##### Provided data #####

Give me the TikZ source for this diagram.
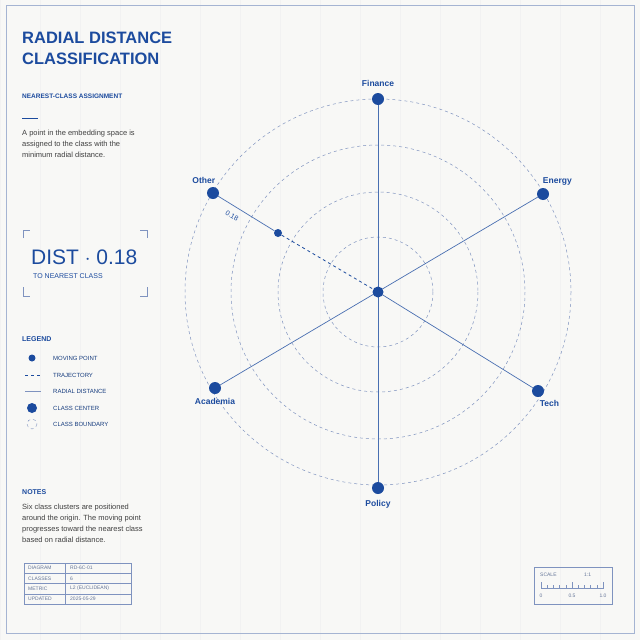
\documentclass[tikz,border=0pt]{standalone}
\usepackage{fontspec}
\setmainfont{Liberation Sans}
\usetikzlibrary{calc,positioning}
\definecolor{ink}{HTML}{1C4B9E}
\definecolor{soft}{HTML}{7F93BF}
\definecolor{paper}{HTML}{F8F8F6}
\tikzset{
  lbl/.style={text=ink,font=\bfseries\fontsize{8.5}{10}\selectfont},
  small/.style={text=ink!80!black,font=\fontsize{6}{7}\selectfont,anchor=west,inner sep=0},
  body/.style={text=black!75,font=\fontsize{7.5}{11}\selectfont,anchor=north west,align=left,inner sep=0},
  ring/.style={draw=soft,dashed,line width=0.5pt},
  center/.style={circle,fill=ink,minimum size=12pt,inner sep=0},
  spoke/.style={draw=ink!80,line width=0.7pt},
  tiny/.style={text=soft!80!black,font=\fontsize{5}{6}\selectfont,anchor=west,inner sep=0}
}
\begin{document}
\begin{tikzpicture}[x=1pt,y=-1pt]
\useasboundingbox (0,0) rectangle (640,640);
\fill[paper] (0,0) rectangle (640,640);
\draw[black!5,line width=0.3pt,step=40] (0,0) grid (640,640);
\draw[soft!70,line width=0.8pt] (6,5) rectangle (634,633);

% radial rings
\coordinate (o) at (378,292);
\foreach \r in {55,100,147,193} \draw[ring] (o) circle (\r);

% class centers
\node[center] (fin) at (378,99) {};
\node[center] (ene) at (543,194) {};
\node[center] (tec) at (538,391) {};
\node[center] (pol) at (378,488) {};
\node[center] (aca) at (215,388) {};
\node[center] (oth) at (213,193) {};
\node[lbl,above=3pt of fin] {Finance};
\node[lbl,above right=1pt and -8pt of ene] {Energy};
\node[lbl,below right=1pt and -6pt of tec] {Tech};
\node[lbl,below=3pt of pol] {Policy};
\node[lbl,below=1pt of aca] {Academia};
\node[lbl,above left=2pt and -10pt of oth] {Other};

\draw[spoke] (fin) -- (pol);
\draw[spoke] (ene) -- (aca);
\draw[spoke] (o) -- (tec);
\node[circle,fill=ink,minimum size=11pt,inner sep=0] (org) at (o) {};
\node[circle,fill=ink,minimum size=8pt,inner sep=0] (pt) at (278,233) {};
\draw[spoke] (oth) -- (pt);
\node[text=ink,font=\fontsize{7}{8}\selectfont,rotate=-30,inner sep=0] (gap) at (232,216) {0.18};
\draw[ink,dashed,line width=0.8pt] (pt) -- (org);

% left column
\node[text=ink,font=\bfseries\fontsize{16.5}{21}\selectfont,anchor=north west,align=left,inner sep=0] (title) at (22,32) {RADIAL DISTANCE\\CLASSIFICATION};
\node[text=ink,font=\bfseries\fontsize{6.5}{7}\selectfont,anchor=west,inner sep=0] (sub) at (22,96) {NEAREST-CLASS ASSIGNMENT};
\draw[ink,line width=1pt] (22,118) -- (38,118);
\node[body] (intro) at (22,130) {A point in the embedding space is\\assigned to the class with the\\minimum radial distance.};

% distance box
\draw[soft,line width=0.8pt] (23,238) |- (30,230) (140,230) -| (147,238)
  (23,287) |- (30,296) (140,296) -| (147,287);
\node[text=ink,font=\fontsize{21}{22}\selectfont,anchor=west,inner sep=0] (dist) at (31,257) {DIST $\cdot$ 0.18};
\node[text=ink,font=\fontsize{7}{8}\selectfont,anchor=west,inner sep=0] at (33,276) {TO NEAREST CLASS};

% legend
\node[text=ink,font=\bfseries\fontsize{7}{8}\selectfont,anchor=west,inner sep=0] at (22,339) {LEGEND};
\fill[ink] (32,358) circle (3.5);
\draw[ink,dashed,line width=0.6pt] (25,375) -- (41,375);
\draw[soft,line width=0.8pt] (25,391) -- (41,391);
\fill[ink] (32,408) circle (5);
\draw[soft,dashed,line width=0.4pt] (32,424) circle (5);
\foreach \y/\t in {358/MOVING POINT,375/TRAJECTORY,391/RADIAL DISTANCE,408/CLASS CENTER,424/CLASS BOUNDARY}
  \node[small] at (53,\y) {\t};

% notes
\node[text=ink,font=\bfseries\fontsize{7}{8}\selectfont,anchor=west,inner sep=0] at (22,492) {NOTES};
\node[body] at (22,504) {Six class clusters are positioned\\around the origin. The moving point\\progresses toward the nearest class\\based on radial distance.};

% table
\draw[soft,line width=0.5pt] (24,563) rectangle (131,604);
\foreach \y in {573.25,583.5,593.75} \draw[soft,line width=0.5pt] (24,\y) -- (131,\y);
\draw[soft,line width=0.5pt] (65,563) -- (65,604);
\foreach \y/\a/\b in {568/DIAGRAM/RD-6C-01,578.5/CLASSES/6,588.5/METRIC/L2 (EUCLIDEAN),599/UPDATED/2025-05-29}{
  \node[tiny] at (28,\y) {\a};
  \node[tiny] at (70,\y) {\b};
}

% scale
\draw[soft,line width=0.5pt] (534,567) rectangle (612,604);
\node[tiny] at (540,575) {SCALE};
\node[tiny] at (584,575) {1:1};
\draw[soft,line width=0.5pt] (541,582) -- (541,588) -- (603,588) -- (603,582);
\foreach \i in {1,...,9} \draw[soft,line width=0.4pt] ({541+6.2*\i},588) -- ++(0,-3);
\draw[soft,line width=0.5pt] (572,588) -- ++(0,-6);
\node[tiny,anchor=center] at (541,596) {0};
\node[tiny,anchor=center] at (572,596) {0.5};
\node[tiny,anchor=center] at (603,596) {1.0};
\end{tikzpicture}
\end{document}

#####

Instruction :: Skip the pictures and restate exactly the lines from the beginning of the listing to the line with "(6,5) rectangle (634,633);", that line included.

The output ::
Give me the TikZ source for this diagram.
\documentclass[tikz,border=0pt]{standalone}
\usepackage{fontspec}
\setmainfont{Liberation Sans}
\usetikzlibrary{calc,positioning}
\definecolor{ink}{HTML}{1C4B9E}
\definecolor{soft}{HTML}{7F93BF}
\definecolor{paper}{HTML}{F8F8F6}
\tikzset{
  lbl/.style={text=ink,font=\bfseries\fontsize{8.5}{10}\selectfont},
  small/.style={text=ink!80!black,font=\fontsize{6}{7}\selectfont,anchor=west,inner sep=0},
  body/.style={text=black!75,font=\fontsize{7.5}{11}\selectfont,anchor=north west,align=left,inner sep=0},
  ring/.style={draw=soft,dashed,line width=0.5pt},
  center/.style={circle,fill=ink,minimum size=12pt,inner sep=0},
  spoke/.style={draw=ink!80,line width=0.7pt},
  tiny/.style={text=soft!80!black,font=\fontsize{5}{6}\selectfont,anchor=west,inner sep=0}
}
\begin{document}
\begin{tikzpicture}[x=1pt,y=-1pt]
\useasboundingbox (0,0) rectangle (640,640);
\fill[paper] (0,0) rectangle (640,640);
\draw[black!5,line width=0.3pt,step=40] (0,0) grid (640,640);
\draw[soft!70,line width=0.8pt] (6,5) rectangle (634,633);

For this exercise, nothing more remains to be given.